_COLLECTED DATA_.
=======

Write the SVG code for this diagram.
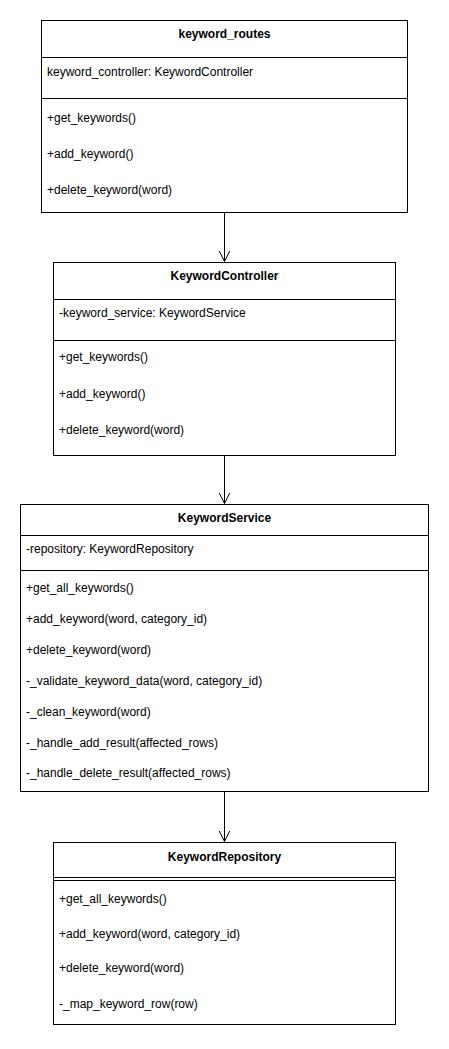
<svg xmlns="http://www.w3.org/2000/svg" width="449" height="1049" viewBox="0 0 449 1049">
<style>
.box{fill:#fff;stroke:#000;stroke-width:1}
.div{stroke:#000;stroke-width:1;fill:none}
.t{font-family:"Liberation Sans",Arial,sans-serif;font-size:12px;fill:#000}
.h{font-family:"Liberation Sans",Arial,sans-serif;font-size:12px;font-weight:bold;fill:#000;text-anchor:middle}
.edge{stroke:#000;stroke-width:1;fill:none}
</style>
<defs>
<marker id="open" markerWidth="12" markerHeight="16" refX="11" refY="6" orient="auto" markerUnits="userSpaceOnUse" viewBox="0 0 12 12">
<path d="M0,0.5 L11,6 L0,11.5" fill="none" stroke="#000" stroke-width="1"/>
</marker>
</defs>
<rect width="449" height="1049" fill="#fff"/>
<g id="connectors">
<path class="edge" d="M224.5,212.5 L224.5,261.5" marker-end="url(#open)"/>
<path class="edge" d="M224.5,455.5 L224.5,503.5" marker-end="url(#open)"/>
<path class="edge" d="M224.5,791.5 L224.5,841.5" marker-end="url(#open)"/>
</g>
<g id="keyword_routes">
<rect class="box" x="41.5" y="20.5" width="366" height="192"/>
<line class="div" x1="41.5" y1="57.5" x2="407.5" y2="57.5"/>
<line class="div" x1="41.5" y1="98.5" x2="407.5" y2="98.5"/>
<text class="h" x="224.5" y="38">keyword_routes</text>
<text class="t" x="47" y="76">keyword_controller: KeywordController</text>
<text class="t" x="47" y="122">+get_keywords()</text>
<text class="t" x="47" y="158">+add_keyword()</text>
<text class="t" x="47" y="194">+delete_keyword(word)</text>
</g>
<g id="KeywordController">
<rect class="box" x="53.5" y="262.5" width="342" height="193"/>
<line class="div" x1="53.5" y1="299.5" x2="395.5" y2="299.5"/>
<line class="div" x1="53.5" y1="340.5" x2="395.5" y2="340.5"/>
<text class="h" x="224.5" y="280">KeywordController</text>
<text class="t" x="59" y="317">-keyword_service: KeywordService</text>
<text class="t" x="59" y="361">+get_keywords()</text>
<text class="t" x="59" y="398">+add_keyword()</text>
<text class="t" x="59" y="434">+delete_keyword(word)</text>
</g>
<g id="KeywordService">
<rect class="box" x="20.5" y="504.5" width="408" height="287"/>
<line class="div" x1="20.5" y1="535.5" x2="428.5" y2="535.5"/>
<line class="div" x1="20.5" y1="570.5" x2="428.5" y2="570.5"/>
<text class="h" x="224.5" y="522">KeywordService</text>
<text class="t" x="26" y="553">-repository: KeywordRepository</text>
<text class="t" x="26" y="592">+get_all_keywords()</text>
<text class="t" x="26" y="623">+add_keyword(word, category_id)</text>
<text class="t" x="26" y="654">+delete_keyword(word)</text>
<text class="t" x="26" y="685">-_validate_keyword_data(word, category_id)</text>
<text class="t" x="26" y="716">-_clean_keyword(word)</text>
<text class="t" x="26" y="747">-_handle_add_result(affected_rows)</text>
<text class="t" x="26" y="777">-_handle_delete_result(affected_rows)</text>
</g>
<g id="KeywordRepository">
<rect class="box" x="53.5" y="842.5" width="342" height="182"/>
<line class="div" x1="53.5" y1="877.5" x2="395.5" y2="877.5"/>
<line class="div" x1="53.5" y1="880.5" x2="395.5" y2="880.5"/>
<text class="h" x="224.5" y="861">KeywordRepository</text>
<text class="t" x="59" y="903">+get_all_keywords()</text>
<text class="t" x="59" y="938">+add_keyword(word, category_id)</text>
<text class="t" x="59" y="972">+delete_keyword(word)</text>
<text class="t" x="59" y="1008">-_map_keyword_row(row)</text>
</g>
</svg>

=======

_TASK DIRECTIONS_. Without the pictures, retype the whole of the material above exactly.

_WRITTEN SOLUTION_.
Write the SVG code for this diagram.
<svg xmlns="http://www.w3.org/2000/svg" width="449" height="1049" viewBox="0 0 449 1049">
<style>
.box{fill:#fff;stroke:#000;stroke-width:1}
.div{stroke:#000;stroke-width:1;fill:none}
.t{font-family:"Liberation Sans",Arial,sans-serif;font-size:12px;fill:#000}
.h{font-family:"Liberation Sans",Arial,sans-serif;font-size:12px;font-weight:bold;fill:#000;text-anchor:middle}
.edge{stroke:#000;stroke-width:1;fill:none}
</style>
<defs>
<marker id="open" markerWidth="12" markerHeight="16" refX="11" refY="6" orient="auto" markerUnits="userSpaceOnUse" viewBox="0 0 12 12">
<path d="M0,0.5 L11,6 L0,11.5" fill="none" stroke="#000" stroke-width="1"/>
</marker>
</defs>
<rect width="449" height="1049" fill="#fff"/>
<g id="connectors">
<path class="edge" d="M224.5,212.5 L224.5,261.5" marker-end="url(#open)"/>
<path class="edge" d="M224.5,455.5 L224.5,503.5" marker-end="url(#open)"/>
<path class="edge" d="M224.5,791.5 L224.5,841.5" marker-end="url(#open)"/>
</g>
<g id="keyword_routes">
<rect class="box" x="41.5" y="20.5" width="366" height="192"/>
<line class="div" x1="41.5" y1="57.5" x2="407.5" y2="57.5"/>
<line class="div" x1="41.5" y1="98.5" x2="407.5" y2="98.5"/>
<text class="h" x="224.5" y="38">keyword_routes</text>
<text class="t" x="47" y="76">keyword_controller: KeywordController</text>
<text class="t" x="47" y="122">+get_keywords()</text>
<text class="t" x="47" y="158">+add_keyword()</text>
<text class="t" x="47" y="194">+delete_keyword(word)</text>
</g>
<g id="KeywordController">
<rect class="box" x="53.5" y="262.5" width="342" height="193"/>
<line class="div" x1="53.5" y1="299.5" x2="395.5" y2="299.5"/>
<line class="div" x1="53.5" y1="340.5" x2="395.5" y2="340.5"/>
<text class="h" x="224.5" y="280">KeywordController</text>
<text class="t" x="59" y="317">-keyword_service: KeywordService</text>
<text class="t" x="59" y="361">+get_keywords()</text>
<text class="t" x="59" y="398">+add_keyword()</text>
<text class="t" x="59" y="434">+delete_keyword(word)</text>
</g>
<g id="KeywordService">
<rect class="box" x="20.5" y="504.5" width="408" height="287"/>
<line class="div" x1="20.5" y1="535.5" x2="428.5" y2="535.5"/>
<line class="div" x1="20.5" y1="570.5" x2="428.5" y2="570.5"/>
<text class="h" x="224.5" y="522">KeywordService</text>
<text class="t" x="26" y="553">-repository: KeywordRepository</text>
<text class="t" x="26" y="592">+get_all_keywords()</text>
<text class="t" x="26" y="623">+add_keyword(word, category_id)</text>
<text class="t" x="26" y="654">+delete_keyword(word)</text>
<text class="t" x="26" y="685">-_validate_keyword_data(word, category_id)</text>
<text class="t" x="26" y="716">-_clean_keyword(word)</text>
<text class="t" x="26" y="747">-_handle_add_result(affected_rows)</text>
<text class="t" x="26" y="777">-_handle_delete_result(affected_rows)</text>
</g>
<g id="KeywordRepository">
<rect class="box" x="53.5" y="842.5" width="342" height="182"/>
<line class="div" x1="53.5" y1="877.5" x2="395.5" y2="877.5"/>
<line class="div" x1="53.5" y1="880.5" x2="395.5" y2="880.5"/>
<text class="h" x="224.5" y="861">KeywordRepository</text>
<text class="t" x="59" y="903">+get_all_keywords()</text>
<text class="t" x="59" y="938">+add_keyword(word, category_id)</text>
<text class="t" x="59" y="972">+delete_keyword(word)</text>
<text class="t" x="59" y="1008">-_map_keyword_row(row)</text>
</g>
</svg>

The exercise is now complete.